Abbott's reticence reflects his fundamental decency as a human being.

No, it reflects his intellectual laziness and gutlessness at not being able to admit a mistake. Deigning to speak to Milney and make him feel less irrelevant is nobody's idea of "fundamental decency".
... Minchin, Nelson's anchor in the present storm.

And the message, as of today, is that Minchin will continue to play that role. And as long as he does, Nelson will probably survive.

What should happen, given the rest of this article, is that Nelson should be the albatross around Minchin's neck and that both of them should piss off back to Adelaide.
Minchin's message is: hold your nerve in the same way Labor did after its 1996 defeat, when Kim Beazley arguably laid down the ultimate matrix for a Rudd victory, the maintenance of a veneer of a cohesive party that did not tear itself to pieces over core values.

In other words, just faff for a decade or so and arguably something will pop up. Hasn't exactly worked for the liberals, has it. Flip-flopper Beazley the exemplar of nerve? What a poor model for a party wanting to get out of opposition. What a poor piece of analysis by Milney, he should have laughed in Minchin's face. Minchin monstered Beazley and he fancies his chances of monstering anyone content to follow the lazy and complacent Beazley model.

The successes of the Rudd government have put the core values of the Liberal Party under strain. Neither Howard nor any other Liberal could have achieved the foreign policy success in China that Rudd did, another example of him shifting the debate beyond the tactical grasp and intellectual resources of the Liberals.

The fact that the Stolen Generations apology was not a damp squib and that economic hardship looms to early to fully blame Labor has put Liberal values under strain - all the more with lack of support from any Liberal government outside municipal Brisbane (and not much there, as Campbell Newman has hardly stepped up onto the national stage).

The next Liberal government will be as different from Howard's as Howard's was from Fraser's government. To get ready for the next Liberal government, the challenge is to start working out what policy approaches should be retained, what junked, and what replaces the elements that get junked.

The storm will get worse. Once sturdy edifices will be blown away. Delicate buds being nurtured to sturdy oaks will be drowned and uprooted. The Minchin vision of the Liberals just sitting there with an umbrella waiting for the bus to stop by and take them gently back to government is beyond ridiculous, it harms the Liberals' chances of winning government again.

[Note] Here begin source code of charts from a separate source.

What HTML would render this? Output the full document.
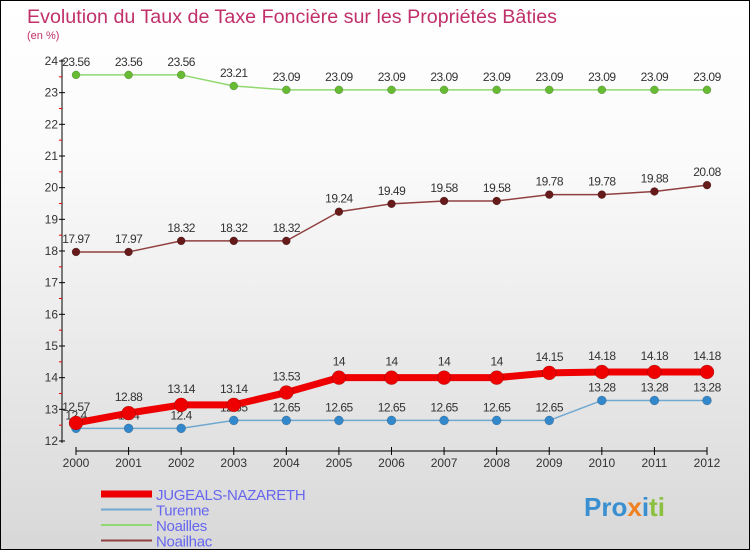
<!DOCTYPE html>
<html><head><meta charset="utf-8"><style>
body{margin:0}
#c{width:748px;height:548px;border:1px solid #000;background:linear-gradient(#fff,#fafafa 30%,#d8d8d8);position:relative;overflow:hidden;font-family:"Liberation Sans",sans-serif}
</style></head><body>
<div id="c">
<svg id="s" width="748" height="548" style="position:absolute;left:0;top:0" font-family="Liberation Sans, sans-serif">
<text x="26" y="22" font-size="19" fill="#c0306a" textLength="530" lengthAdjust="spacingAndGlyphs">Evolution du Taux de Taxe Foncière sur les Propriétés Bâties</text>
<text x="26" y="38" font-size="11" fill="#c0306a">(en %)</text>
<g id="axes"></g><g id="series"></g><g id="legend"></g>
<text x="583" y="515" font-size="26" font-weight="bold"><tspan fill="#3a8fd0">Pro</tspan><tspan fill="#f08020">x</tspan><tspan fill="#3a8fd0">i</tspan><tspan fill="#8cc040">ti</tspan></text>
</svg>
</div>
<script>
const years=[2000,2001,2002,2003,2004,2005,2006,2007,2008,2009,2010,2011,2012];
const yTicks=[12,13,14,15,16,17,18,19,20,21,22,23,24];
const jugeals=[12.57,12.88,13.14,13.14,13.53,14,14,14,14,14.15,14.18,14.18,14.18];
const turenne=[12.4,12.4,12.4,12.65,12.65,12.65,12.65,12.65,12.65,12.65,13.28,13.28,13.28];
const noailles=[23.56,23.56,23.56,23.21,23.09,23.09,23.09,23.09,23.09,23.09,23.09,23.09,23.09];
const noailhac=[17.97,17.97,18.32,18.32,18.32,19.24,19.49,19.58,19.58,19.78,19.78,19.88,20.08];
const NS='http://www.w3.org/2000/svg';
const X=i=>75+i*(706-75)/(years.length-1);
const Y=v=>440-(v-12)*(380/12);
function mk(p,t,a){const e=document.createElementNS(NS,t);for(const k in a)e.setAttribute(k,a[k]);p.appendChild(e);return e;}
const ax=document.getElementById('axes');
const yl=mk(ax,'line',{x1:61,y1:58,x2:61,y2:442,stroke:'#000'});


yTicks.forEach(v=>{
 mk(ax,'line',{x1:58,x2:64,y1:Y(v),y2:Y(v),stroke:'#000'});
 if(v<24)mk(ax,'line',{x1:58,x2:61,y1:Y(v+0.5),y2:Y(v+0.5),stroke:'#e00'});
 const t=mk(ax,'text',{x:57,y:Y(v)+4,'font-size':12,'text-anchor':'end',fill:'#333'});t.textContent=v;
 
 
});
const xl=mk(ax,'line',{x1:75,y1:450,x2:706,y2:450,stroke:'#000'});


years.forEach((y,i)=>{
 mk(ax,'line',{x1:X(i),x2:X(i),y1:446,y2:454,stroke:'#000'});
 const t=mk(ax,'text',{x:X(i),y:466,'font-size':12,'text-anchor':'middle',fill:'#333'});t.textContent=y;
 
 
});
const sg=document.getElementById('series');
function series(name,vals,col,dot,w,r,lblOff){
 const g=mk(sg,'g',{});
 
 
 mk(g,'polyline',{points:vals.map((v,i)=>X(i)+','+Y(v)).join(' '),fill:'none',stroke:col,'stroke-width':w,'stroke-linejoin':'round'});
 vals.forEach((v,i)=>{
  const c=mk(g,'circle',{cx:X(i),cy:Y(v),r:r,fill:dot,stroke:'rgba(0,0,0,0.3)','stroke-width':0.5});
  
  
  const t=mk(g,'text',{x:X(i),y:Y(v)-lblOff,'font-size':12,'text-anchor':'middle',fill:'#333','letter-spacing':'-0.5'});t.textContent=v;
  
  
 });
}
series('noailles',noailles,'#90d870','#66bb33',1.5,4,9);
series('noailhac',noailhac,'#904040','#661a1a',1.5,4,9);
series('turenne',turenne,'#70a8d0','#3388cc',1.5,4.5,9);
series('jugeals',jugeals,'#ee0000','#ee0000',7,7,12);
const lg=document.getElementById('legend');
[['JUGEALS-NAZARETH','#ee0000',7],['Turenne','#70a8d0',2],['Noailles','#90d870',2],['Noailhac','#904040',2]].forEach((d,i)=>{
 const y=493+i*15.5;
 const g=mk(lg,'g',{});
 
 
 mk(g,'line',{x1:100,x2:151,y1:y,y2:y,stroke:d[1],'stroke-width':d[2]});
 const t=mk(g,'text',{x:155,y:y+6,'font-size':15,fill:'#6666ee','letter-spacing':'-0.3'});t.textContent=d[0];
});
</script>
</body></html>
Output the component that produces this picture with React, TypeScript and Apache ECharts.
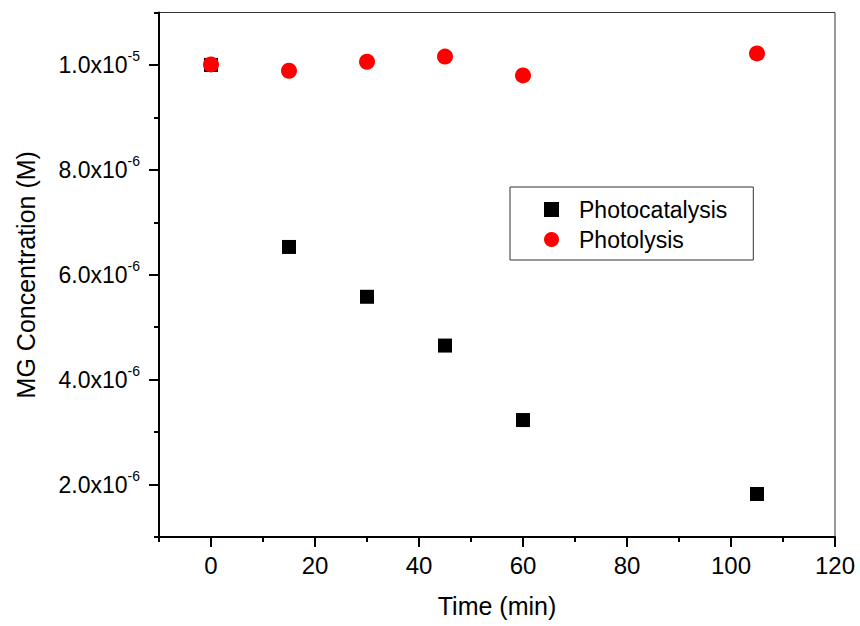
import React, { useEffect, useRef } from "react";
import * as echarts from "echarts";

const timeMin = [0, 15, 30, 45, 60, 105];
const photocatalysis = [1.0e-5, 6.53e-6, 5.58e-6, 4.65e-6, 3.23e-6, 1.82e-6];
const photolysis = [1.001e-5, 9.89e-6, 1.006e-5, 1.016e-5, 9.8e-6, 1.022e-5];

const xMajorTicks = [0, 20, 40, 60, 80, 100, 120];
const xMinorTicks = [-10, 10, 30, 50, 70, 90, 110];
const yMajorTicks = [2e-6, 4e-6, 6e-6, 8e-6, 1e-5];
const yMinorTicks = [1e-6, 3e-6, 5e-6, 7e-6, 9e-6, 1.1e-5];

const FONT = "Liberation Sans";

function sciLabel(v: number): string {
  if (!v) return "0";
  const exp = Math.floor(Math.log10(v) + 1e-9);
  const mant = v / Math.pow(10, exp);
  return `{a|${mant.toFixed(1)}x10}{b|${exp}}`;
}

export default function App() {
  const ref = useRef<HTMLDivElement>(null);
  useEffect(() => {
    if (!ref.current) return;
    const chart = echarts.init(ref.current, undefined, { renderer: "svg" });
    const axisColor = "#000";
    chart.setOption({
      animation: false,
      backgroundColor: "#fff",
      textStyle: { fontFamily: FONT },
      grid: {
        left: 159,
        right: 25,
        top: 12.5,
        bottom: 89,
        show: true,
        borderColor: "#333",
        borderWidth: 1,
        backgroundColor: "transparent",
      },
      legend: {
        orient: "vertical",
        left: 510,
        top: 187,
        padding: [11, 26, 9, 34],
        itemWidth: 15,
        itemHeight: 15,
        itemGap: 7,
        borderColor: "#333",
        borderWidth: 1,
        textStyle: {
          fontFamily: FONT,
          fontSize: 23,
          color: "#000",
          padding: [0, 0, 0, 15],
        },
        data: ["Photocatalysis", "Photolysis"],
      },
      xAxis: [
        {
          type: "value",
          min: -10,
          max: 120,
          position: "bottom",
          name: "Time (min)",
          nameLocation: "middle",
          nameGap: 56,
          nameTextStyle: { fontFamily: FONT, fontSize: 25, color: "#000" },
          axisLine: { show: true, onZero: false, lineStyle: { color: axisColor, width: 2 } },
          axisTick: {
            show: true,
            customValues: xMajorTicks,
            length: 10,
            lineStyle: { color: axisColor, width: 2 },
          },
          axisLabel: {
            customValues: xMajorTicks,
            fontFamily: FONT,
            fontSize: 24,
            color: "#000",
            margin: 16,
          },
          splitLine: { show: false },
        },
        {
          type: "value",
          min: -10,
          max: 120,
          position: "bottom",
          axisLine: { show: false, onZero: false },
          axisTick: {
            show: true,
            customValues: xMinorTicks,
            length: 5,
            lineStyle: { color: axisColor, width: 2 },
          },
          axisLabel: { show: false },
          splitLine: { show: false },
        },
      ],
      yAxis: [
        {
          type: "value",
          min: 1e-6,
          max: 1.1e-5,
          position: "left",
          name: "MG Concentration (M)",
          nameLocation: "middle",
          nameGap: 121,
          nameTextStyle: { fontFamily: FONT, fontSize: 25, color: "#000" },
          axisLine: { show: true, onZero: false, lineStyle: { color: axisColor, width: 2 } },
          axisTick: {
            show: true,
            customValues: yMajorTicks,
            length: 10,
            lineStyle: { color: axisColor, width: 2 },
          },
          axisLabel: {
            customValues: yMajorTicks,
            margin: 19,
            formatter: (v: number) => sciLabel(v),
            rich: {
              a: { fontFamily: FONT, fontSize: 23, lineHeight: 23, color: "#000" },
              b: {
                fontFamily: FONT,
                fontSize: 14,
                lineHeight: 14,
                color: "#000",
                padding: [0, 0, 18, 0],
              },
            },
          },
          splitLine: { show: false },
        },
        {
          type: "value",
          min: 1e-6,
          max: 1.1e-5,
          position: "left",
          axisLine: { show: false, onZero: false },
          axisTick: {
            show: true,
            customValues: yMinorTicks,
            length: 5,
            lineStyle: { color: axisColor, width: 2 },
          },
          axisLabel: { show: false },
          splitLine: { show: false },
        },
      ],
      series: [
        {
          name: "Photocatalysis",
          type: "scatter",
          xAxisIndex: 0,
          yAxisIndex: 0,
          symbol: "rect",
          symbolSize: 14,
          itemStyle: { color: "#000", opacity: 1 },
          data: timeMin.map((t, i) => [t, photocatalysis[i]]),
          z: 2,
        },
        {
          name: "Photolysis",
          type: "scatter",
          xAxisIndex: 0,
          yAxisIndex: 0,
          symbol: "circle",
          symbolSize: 16,
          itemStyle: { color: "#ff0000", opacity: 1 },
          data: timeMin.map((t, i) => [t, photolysis[i]]),
          z: 3,
        },
      ],
    });
    return () => chart.dispose();
  }, []);
  return (
    <div
      ref={ref}
      style={{ position: "fixed", left: 0, top: 0, width: 860, height: 626, background: "#fff" }}
    />
  );
}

There's also the issue of Joel Fitzgibbon getting off scot-free in Defence - if Minchin was the political lion he fancies himself as, Fitzgibbon should be in dire trouble rather than just busy. Same with the hapless Jenny Macklin: Tony Abbott has been monstered by two Labor women already in Gillard and Roxon, do we have to wait until Kate Ellis starts climbing all over him to realise he's a loser?

To realise this is to say to Minchin and Abbott what they did not, could not say to Howard: go, go now, the Liberal Party is better off without you. The fact that these turkeys are good for nothing else need not be the Liberal Party's problem.